## [What is required]
Skip every image and restate the data word for word.

## [Recorded information]
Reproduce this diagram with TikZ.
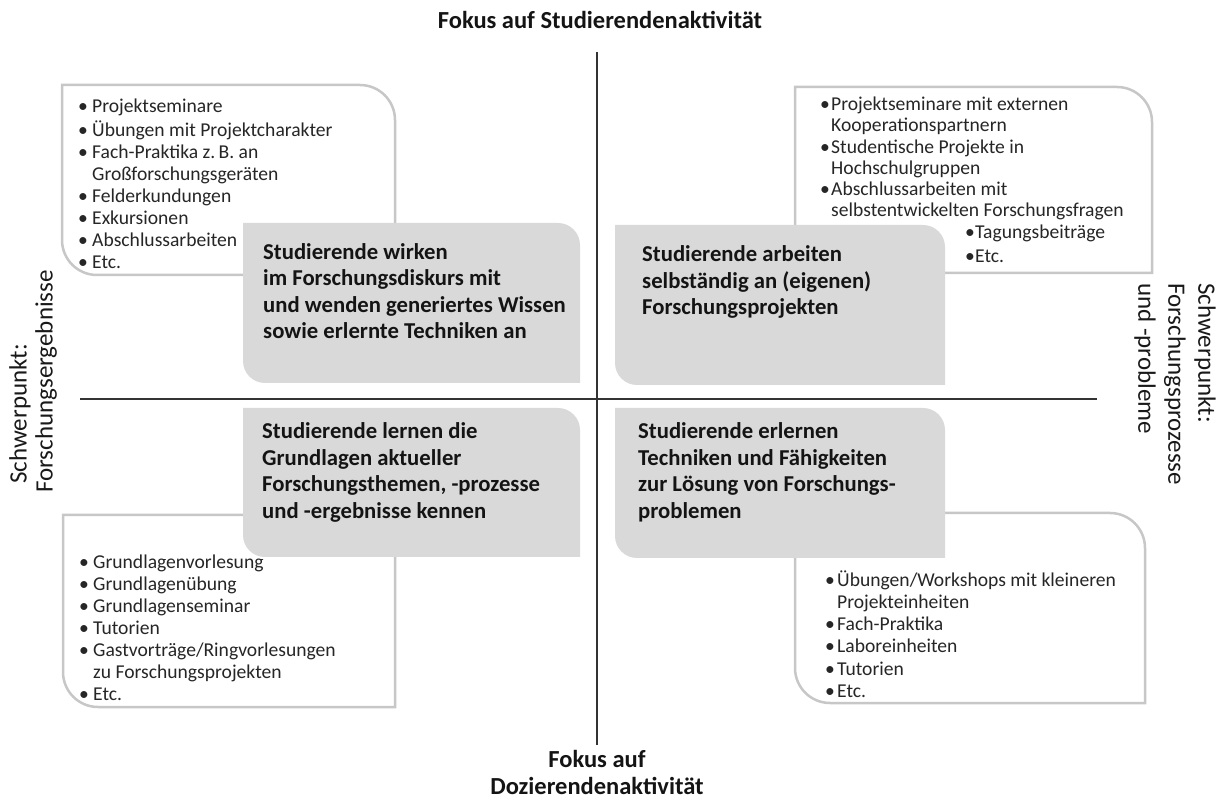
\documentclass[tikz,border=0pt]{standalone}
\usepackage{fontspec}
\setmainfont{Carlito}
\newcommand\qbox[6]{\path[#6] (#1,#2) -- ({#3-#5},#2) arc[start angle=90,end angle=0,radius=#5pt] -- (#3,#4) -- ({#1+#5},#4) arc[start angle=270,end angle=180,radius=#5pt] -- cycle;}
\newcommand\bl[1]{\makebox[#1][l]{•}}
\newcommand\cn[1]{\makebox[#1]{}}
\tikzset{
  wbox/.style={draw=black!22, line width=2.5pt, fill=white},
  gbox/.style={fill=black!15},
  axisline/.style={draw=black!80, line width=1.3pt},
  lst/.style={anchor=north west, inner sep=0pt, align=left, text=black!85},
  gtxt/.style={anchor=north west, inner sep=0pt, align=left, text=black!92, font=\bfseries\fontsize{22.7}{26.5}\selectfont},
  ttl/.style={inner sep=0pt, align=center, text=black!92, font=\bfseries\fontsize{24.5}{27}\selectfont},
  side/.style={inner sep=0pt, anchor=west, text=black!90, font=\fontsize{25}{28}\selectfont}
}
\begin{document}
\begin{tikzpicture}[x=1pt,y=1pt]
\useasboundingbox (0,0) rectangle (1223,801);
% white list boxes
\qbox{62}{716}{395}{526}{35}{wbox}
\qbox{795}{714}{1152}{528}{35}{wbox}
\qbox{63}{286}{395}{94}{35}{wbox}
\qbox{795}{288}{1145}{98}{35}{wbox}
% grey boxes
\qbox{243}{578}{580}{418}{22}{gbox}
\qbox{615}{576}{945}{416}{22}{gbox}
\qbox{243}{393}{580}{244}{22}{gbox}
\qbox{615}{393}{945}{243}{22}{gbox}
% axes
\coordinate (vt) at (597,749);
\coordinate (vb) at (597,56);
\coordinate (hl) at (80,402);
\coordinate (hr) at (1097,402);
\draw[axisline] (vt) -- (vb);
\draw[axisline] (hl) -- (hr);
% titles
\node[ttl] (top) at (600,781) {Fokus auf Studierendenaktivität};
\node[ttl] (bot) at (597,29) {Fokus auf\\Dozierendenaktivität};
% side labels
\node[side, rotate=90] (l1) at (20,317) {Schwerpunkt:};
\node[side, rotate=90] (l2) at (46,308) {Forschungsergebnisse};
\node[side, rotate=-90] (r1) at (1205,518) {Schwerpunkt:};
\node[side, rotate=-90] (r2) at (1175,518) {Forschungsprozesse};
\node[side, rotate=-90] (r3) at (1145,518) {und -probleme};
% grey box texts
\node[gtxt] (g1) at (263,560.3) {\strut Studierende wirken\\im Forschungsdiskurs mit\\und wenden generiertes Wissen\\sowie erlernte Techniken an};
\node[gtxt] (g2) at (642,558) {\strut Studierende arbeiten\\selbständig an (eigenen)\\Forschungsprojekten};
\node[gtxt] (g3) at (262,381) {\strut Studierende lernen die\\Grundlagen aktueller\\Forschungsthemen, -prozesse\\und -ergebnisse kennen};
\node[gtxt] (g4) at (638,381) {\strut Studierende erlernen\\Techniken und Fähigkeiten\\zur Lösung von Forschungs-\\problemen};
% lists
\node[lst, font=\fontsize{19.6}{22.1}\selectfont] (ltl) at (78,703.7) {\strut\bl{14pt}Projektseminare\\
\bl{14pt}Übungen mit Projektcharakter\\
\bl{14pt}Fach-Praktika z.\,B. an\\
\cn{14pt}Großforschungsgeräten\\
\bl{14pt}Felderkundungen\\
\bl{14pt}Exkursionen\\
\bl{14pt}Abschlussarbeiten\\
\bl{14pt}Etc.};
\node[lst, font=\fontsize{19.6}{21.3}\selectfont] (ltr) at (820,705.7) {\strut\bl{11pt}Projektseminare mit externen\\
\cn{11pt}Kooperationspartnern\\
\bl{11pt}Studentische Projekte in\\
\cn{11pt}Hochschulgruppen\\
\bl{11pt}Abschlussarbeiten mit\\
\cn{11pt}selbstentwickelten Forschungsfragen};
\node[lst, font=\fontsize{19.6}{24}\selectfont] (ltr2) at (965,579.1) {\strut\bl{10pt}Tagungsbeiträge\\
\bl{10pt}Etc.};
\node[lst, font=\fontsize{19.6}{22}\selectfont] (lbl) at (79,247.7) {\strut\bl{14pt}Grundlagenvorlesung\\
\bl{14pt}Grundlagenübung\\
\bl{14pt}Grundlagenseminar\\
\bl{14pt}Tutorien\\
\bl{14pt}Gastvorträge/Ringvorlesungen\\
\cn{14pt}zu Forschungsprojekten\\
\bl{14pt}Etc.};
\node[lst, font=\fontsize{19.6}{22.2}\selectfont] (lbr) at (825,230.7) {\strut\bl{12pt}Übungen/Workshops mit kleineren\\
\cn{12pt}Projekteinheiten\\
\bl{12pt}Fach-Praktika\\
\bl{12pt}Laboreinheiten\\
\bl{12pt}Tutorien\\
\bl{12pt}Etc.};
\end{tikzpicture}
\end{document}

## [Output of the task]
Reproduce this diagram with TikZ.
\documentclass[tikz,border=0pt]{standalone}
\usepackage{fontspec}
\setmainfont{Carlito}
\newcommand\qbox[6]{\path[#6] (#1,#2) -- ({#3-#5},#2) arc[start angle=90,end angle=0,radius=#5pt] -- (#3,#4) -- ({#1+#5},#4) arc[start angle=270,end angle=180,radius=#5pt] -- cycle;}
\newcommand\bl[1]{\makebox[#1][l]{•}}
\newcommand\cn[1]{\makebox[#1]{}}
\tikzset{
  wbox/.style={draw=black!22, line width=2.5pt, fill=white},
  gbox/.style={fill=black!15},
  axisline/.style={draw=black!80, line width=1.3pt},
  lst/.style={anchor=north west, inner sep=0pt, align=left, text=black!85},
  gtxt/.style={anchor=north west, inner sep=0pt, align=left, text=black!92, font=\bfseries\fontsize{22.7}{26.5}\selectfont},
  ttl/.style={inner sep=0pt, align=center, text=black!92, font=\bfseries\fontsize{24.5}{27}\selectfont},
  side/.style={inner sep=0pt, anchor=west, text=black!90, font=\fontsize{25}{28}\selectfont}
}
\begin{document}
\begin{tikzpicture}[x=1pt,y=1pt]
\useasboundingbox (0,0) rectangle (1223,801);
% white list boxes
\qbox{62}{716}{395}{526}{35}{wbox}
\qbox{795}{714}{1152}{528}{35}{wbox}
\qbox{63}{286}{395}{94}{35}{wbox}
\qbox{795}{288}{1145}{98}{35}{wbox}
% grey boxes
\qbox{243}{578}{580}{418}{22}{gbox}
\qbox{615}{576}{945}{416}{22}{gbox}
\qbox{243}{393}{580}{244}{22}{gbox}
\qbox{615}{393}{945}{243}{22}{gbox}
% axes
\coordinate (vt) at (597,749);
\coordinate (vb) at (597,56);
\coordinate (hl) at (80,402);
\coordinate (hr) at (1097,402);
\draw[axisline] (vt) -- (vb);
\draw[axisline] (hl) -- (hr);
% titles
\node[ttl] (top) at (600,781) {Fokus auf Studierendenaktivität};
\node[ttl] (bot) at (597,29) {Fokus auf\\Dozierendenaktivität};
% side labels
\node[side, rotate=90] (l1) at (20,317) {Schwerpunkt:};
\node[side, rotate=90] (l2) at (46,308) {Forschungsergebnisse};
\node[side, rotate=-90] (r1) at (1205,518) {Schwerpunkt:};
\node[side, rotate=-90] (r2) at (1175,518) {Forschungsprozesse};
\node[side, rotate=-90] (r3) at (1145,518) {und -probleme};
% grey box texts
\node[gtxt] (g1) at (263,560.3) {\strut Studierende wirken\\im Forschungsdiskurs mit\\und wenden generiertes Wissen\\sowie erlernte Techniken an};
\node[gtxt] (g2) at (642,558) {\strut Studierende arbeiten\\selbständig an (eigenen)\\Forschungsprojekten};
\node[gtxt] (g3) at (262,381) {\strut Studierende lernen die\\Grundlagen aktueller\\Forschungsthemen, -prozesse\\und -ergebnisse kennen};
\node[gtxt] (g4) at (638,381) {\strut Studierende erlernen\\Techniken und Fähigkeiten\\zur Lösung von Forschungs-\\problemen};
% lists
\node[lst, font=\fontsize{19.6}{22.1}\selectfont] (ltl) at (78,703.7) {\strut\bl{14pt}Projektseminare\\
\bl{14pt}Übungen mit Projektcharakter\\
\bl{14pt}Fach-Praktika z.\,B. an\\
\cn{14pt}Großforschungsgeräten\\
\bl{14pt}Felderkundungen\\
\bl{14pt}Exkursionen\\
\bl{14pt}Abschlussarbeiten\\
\bl{14pt}Etc.};
\node[lst, font=\fontsize{19.6}{21.3}\selectfont] (ltr) at (820,705.7) {\strut\bl{11pt}Projektseminare mit externen\\
\cn{11pt}Kooperationspartnern\\
\bl{11pt}Studentische Projekte in\\
\cn{11pt}Hochschulgruppen\\
\bl{11pt}Abschlussarbeiten mit\\
\cn{11pt}selbstentwickelten Forschungsfragen};
\node[lst, font=\fontsize{19.6}{24}\selectfont] (ltr2) at (965,579.1) {\strut\bl{10pt}Tagungsbeiträge\\
\bl{10pt}Etc.};
\node[lst, font=\fontsize{19.6}{22}\selectfont] (lbl) at (79,247.7) {\strut\bl{14pt}Grundlagenvorlesung\\
\bl{14pt}Grundlagenübung\\
\bl{14pt}Grundlagenseminar\\
\bl{14pt}Tutorien\\
\bl{14pt}Gastvorträge/Ringvorlesungen\\
\cn{14pt}zu Forschungsprojekten\\
\bl{14pt}Etc.};
\node[lst, font=\fontsize{19.6}{22.2}\selectfont] (lbr) at (825,230.7) {\strut\bl{12pt}Übungen/Workshops mit kleineren\\
\cn{12pt}Projekteinheiten\\
\bl{12pt}Fach-Praktika\\
\bl{12pt}Laboreinheiten\\
\bl{12pt}Tutorien\\
\bl{12pt}Etc.};
\end{tikzpicture}
\end{document}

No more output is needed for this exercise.